The request: From the records below, print only the part that opens with the line containing "Reproduce this chart with matplotlib." and closes with the line containing "import numpy as np"; omit the pictures.
BEGIN Entries supplied
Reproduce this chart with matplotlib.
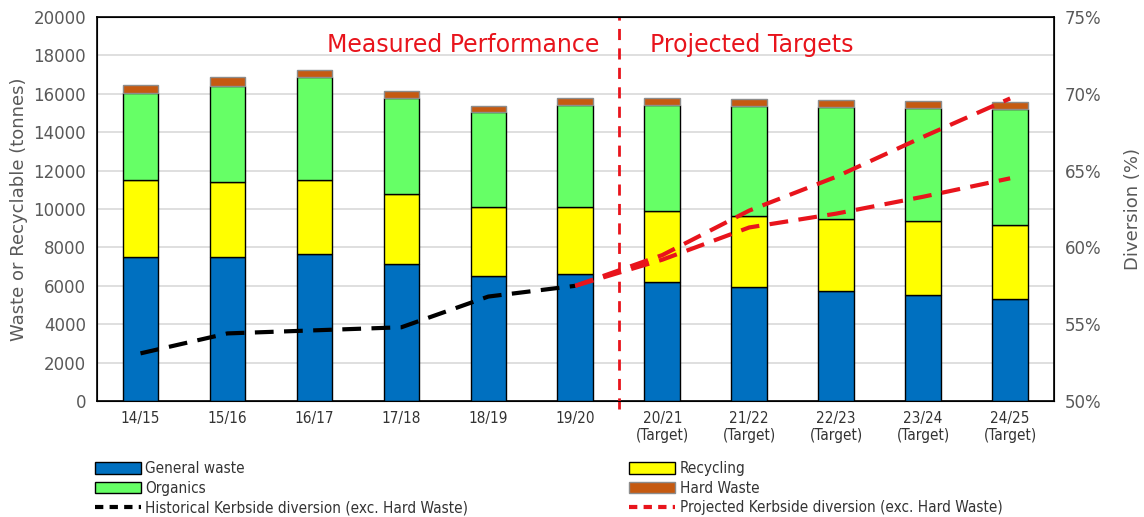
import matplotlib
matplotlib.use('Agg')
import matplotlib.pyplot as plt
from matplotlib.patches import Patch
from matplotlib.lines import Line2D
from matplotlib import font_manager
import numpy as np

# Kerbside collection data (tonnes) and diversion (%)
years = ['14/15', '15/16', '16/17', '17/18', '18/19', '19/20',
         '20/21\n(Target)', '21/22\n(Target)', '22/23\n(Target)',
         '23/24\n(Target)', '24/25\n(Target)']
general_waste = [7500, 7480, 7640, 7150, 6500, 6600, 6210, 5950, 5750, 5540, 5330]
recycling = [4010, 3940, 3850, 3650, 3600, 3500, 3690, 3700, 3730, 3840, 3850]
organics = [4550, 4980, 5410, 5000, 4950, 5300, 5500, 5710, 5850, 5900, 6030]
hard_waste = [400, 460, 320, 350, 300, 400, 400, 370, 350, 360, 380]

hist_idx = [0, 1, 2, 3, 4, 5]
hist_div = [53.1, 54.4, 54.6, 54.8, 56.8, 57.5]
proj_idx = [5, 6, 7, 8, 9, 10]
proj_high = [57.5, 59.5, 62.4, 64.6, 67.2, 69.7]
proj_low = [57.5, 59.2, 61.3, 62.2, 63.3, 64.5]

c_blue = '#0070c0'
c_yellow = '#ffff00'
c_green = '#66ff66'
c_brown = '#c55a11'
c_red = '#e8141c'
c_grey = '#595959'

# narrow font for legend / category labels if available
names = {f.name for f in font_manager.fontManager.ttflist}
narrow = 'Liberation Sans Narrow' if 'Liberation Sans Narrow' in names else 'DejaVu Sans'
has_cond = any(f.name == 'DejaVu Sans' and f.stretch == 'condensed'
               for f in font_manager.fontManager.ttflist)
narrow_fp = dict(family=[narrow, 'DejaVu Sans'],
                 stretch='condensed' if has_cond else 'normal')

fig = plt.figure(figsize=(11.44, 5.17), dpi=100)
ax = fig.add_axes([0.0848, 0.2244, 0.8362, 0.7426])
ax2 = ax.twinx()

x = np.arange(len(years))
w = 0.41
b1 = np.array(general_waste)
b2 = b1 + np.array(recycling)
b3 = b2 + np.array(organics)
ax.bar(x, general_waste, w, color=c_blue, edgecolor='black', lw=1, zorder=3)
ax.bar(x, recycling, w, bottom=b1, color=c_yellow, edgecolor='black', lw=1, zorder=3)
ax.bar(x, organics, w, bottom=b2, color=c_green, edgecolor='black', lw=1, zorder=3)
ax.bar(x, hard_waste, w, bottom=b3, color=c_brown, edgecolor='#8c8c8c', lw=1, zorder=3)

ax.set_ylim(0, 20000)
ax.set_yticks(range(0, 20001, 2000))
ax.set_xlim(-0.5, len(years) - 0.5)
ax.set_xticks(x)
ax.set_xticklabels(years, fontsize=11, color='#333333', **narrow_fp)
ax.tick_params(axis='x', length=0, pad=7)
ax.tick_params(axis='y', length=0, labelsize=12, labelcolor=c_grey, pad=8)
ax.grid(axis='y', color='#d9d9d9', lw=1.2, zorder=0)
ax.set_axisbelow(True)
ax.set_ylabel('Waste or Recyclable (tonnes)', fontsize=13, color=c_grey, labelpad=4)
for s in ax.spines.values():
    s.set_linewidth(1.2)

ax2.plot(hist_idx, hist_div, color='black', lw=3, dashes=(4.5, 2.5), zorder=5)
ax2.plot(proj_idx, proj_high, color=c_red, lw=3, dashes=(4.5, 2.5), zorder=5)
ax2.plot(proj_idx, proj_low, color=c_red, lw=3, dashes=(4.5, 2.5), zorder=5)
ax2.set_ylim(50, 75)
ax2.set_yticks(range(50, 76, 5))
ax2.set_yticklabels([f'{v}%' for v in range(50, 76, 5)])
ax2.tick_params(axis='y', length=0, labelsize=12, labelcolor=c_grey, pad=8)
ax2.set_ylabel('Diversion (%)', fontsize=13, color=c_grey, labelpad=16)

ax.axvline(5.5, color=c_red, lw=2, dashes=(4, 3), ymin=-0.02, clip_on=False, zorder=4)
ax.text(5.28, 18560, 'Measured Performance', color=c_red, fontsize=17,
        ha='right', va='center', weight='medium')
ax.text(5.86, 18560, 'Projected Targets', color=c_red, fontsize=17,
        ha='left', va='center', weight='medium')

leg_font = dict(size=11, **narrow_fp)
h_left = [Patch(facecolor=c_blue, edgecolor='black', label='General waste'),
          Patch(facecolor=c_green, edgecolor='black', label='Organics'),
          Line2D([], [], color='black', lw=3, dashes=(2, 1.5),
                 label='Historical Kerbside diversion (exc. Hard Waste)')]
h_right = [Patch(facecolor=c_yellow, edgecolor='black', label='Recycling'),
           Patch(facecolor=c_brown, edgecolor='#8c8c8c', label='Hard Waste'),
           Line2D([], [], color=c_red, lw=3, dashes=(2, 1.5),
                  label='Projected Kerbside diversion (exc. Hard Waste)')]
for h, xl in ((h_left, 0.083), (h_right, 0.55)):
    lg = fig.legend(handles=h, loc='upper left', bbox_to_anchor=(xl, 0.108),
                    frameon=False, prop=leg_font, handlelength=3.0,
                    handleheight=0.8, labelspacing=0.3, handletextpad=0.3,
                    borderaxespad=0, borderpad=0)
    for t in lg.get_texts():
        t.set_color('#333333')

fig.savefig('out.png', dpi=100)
END Entries supplied
BEGIN Entries supplied
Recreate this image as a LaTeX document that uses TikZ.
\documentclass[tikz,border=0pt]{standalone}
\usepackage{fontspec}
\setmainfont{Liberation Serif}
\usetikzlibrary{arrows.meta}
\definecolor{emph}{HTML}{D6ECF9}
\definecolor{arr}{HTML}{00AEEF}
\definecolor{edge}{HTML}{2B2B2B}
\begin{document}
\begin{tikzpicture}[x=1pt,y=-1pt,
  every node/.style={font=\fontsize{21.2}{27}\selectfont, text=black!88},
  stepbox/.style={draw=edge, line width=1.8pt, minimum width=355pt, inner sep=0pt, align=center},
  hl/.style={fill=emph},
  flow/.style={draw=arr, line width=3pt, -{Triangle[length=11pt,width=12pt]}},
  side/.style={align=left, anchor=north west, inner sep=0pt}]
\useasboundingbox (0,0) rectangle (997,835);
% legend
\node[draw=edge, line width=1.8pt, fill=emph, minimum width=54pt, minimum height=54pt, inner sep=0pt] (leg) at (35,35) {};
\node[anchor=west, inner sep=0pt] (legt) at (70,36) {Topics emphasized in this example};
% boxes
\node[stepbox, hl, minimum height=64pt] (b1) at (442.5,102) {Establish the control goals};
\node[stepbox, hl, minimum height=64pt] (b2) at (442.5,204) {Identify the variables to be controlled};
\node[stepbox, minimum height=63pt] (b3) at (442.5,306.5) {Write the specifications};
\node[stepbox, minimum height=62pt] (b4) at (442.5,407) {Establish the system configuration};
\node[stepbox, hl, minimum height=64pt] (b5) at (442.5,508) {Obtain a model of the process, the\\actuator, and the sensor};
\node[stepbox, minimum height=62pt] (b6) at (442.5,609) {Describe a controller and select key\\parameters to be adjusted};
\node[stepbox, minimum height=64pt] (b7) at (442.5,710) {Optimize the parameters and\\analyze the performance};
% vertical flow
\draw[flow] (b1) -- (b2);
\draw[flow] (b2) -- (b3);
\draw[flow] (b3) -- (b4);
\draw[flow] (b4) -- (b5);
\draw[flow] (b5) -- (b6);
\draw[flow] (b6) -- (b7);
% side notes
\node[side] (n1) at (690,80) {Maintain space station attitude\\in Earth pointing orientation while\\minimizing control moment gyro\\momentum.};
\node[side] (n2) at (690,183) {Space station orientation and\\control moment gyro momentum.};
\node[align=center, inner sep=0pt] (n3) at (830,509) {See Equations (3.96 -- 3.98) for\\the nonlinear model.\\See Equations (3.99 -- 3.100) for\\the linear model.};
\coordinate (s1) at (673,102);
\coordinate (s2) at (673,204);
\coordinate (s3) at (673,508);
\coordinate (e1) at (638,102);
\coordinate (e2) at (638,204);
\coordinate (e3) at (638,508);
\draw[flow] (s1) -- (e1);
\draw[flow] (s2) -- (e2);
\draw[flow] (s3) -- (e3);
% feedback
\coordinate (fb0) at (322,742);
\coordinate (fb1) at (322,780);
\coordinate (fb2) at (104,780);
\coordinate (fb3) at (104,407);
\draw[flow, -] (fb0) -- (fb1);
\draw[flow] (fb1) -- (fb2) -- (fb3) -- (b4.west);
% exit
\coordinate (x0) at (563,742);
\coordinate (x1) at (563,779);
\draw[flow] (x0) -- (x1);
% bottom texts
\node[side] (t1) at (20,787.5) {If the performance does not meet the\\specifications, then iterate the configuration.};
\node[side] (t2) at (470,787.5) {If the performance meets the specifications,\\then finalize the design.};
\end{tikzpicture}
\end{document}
END Entries supplied
Result below:
Reproduce this chart with matplotlib.
import matplotlib
matplotlib.use('Agg')
import matplotlib.pyplot as plt
from matplotlib.patches import Patch
from matplotlib.lines import Line2D
from matplotlib import font_manager
import numpy as np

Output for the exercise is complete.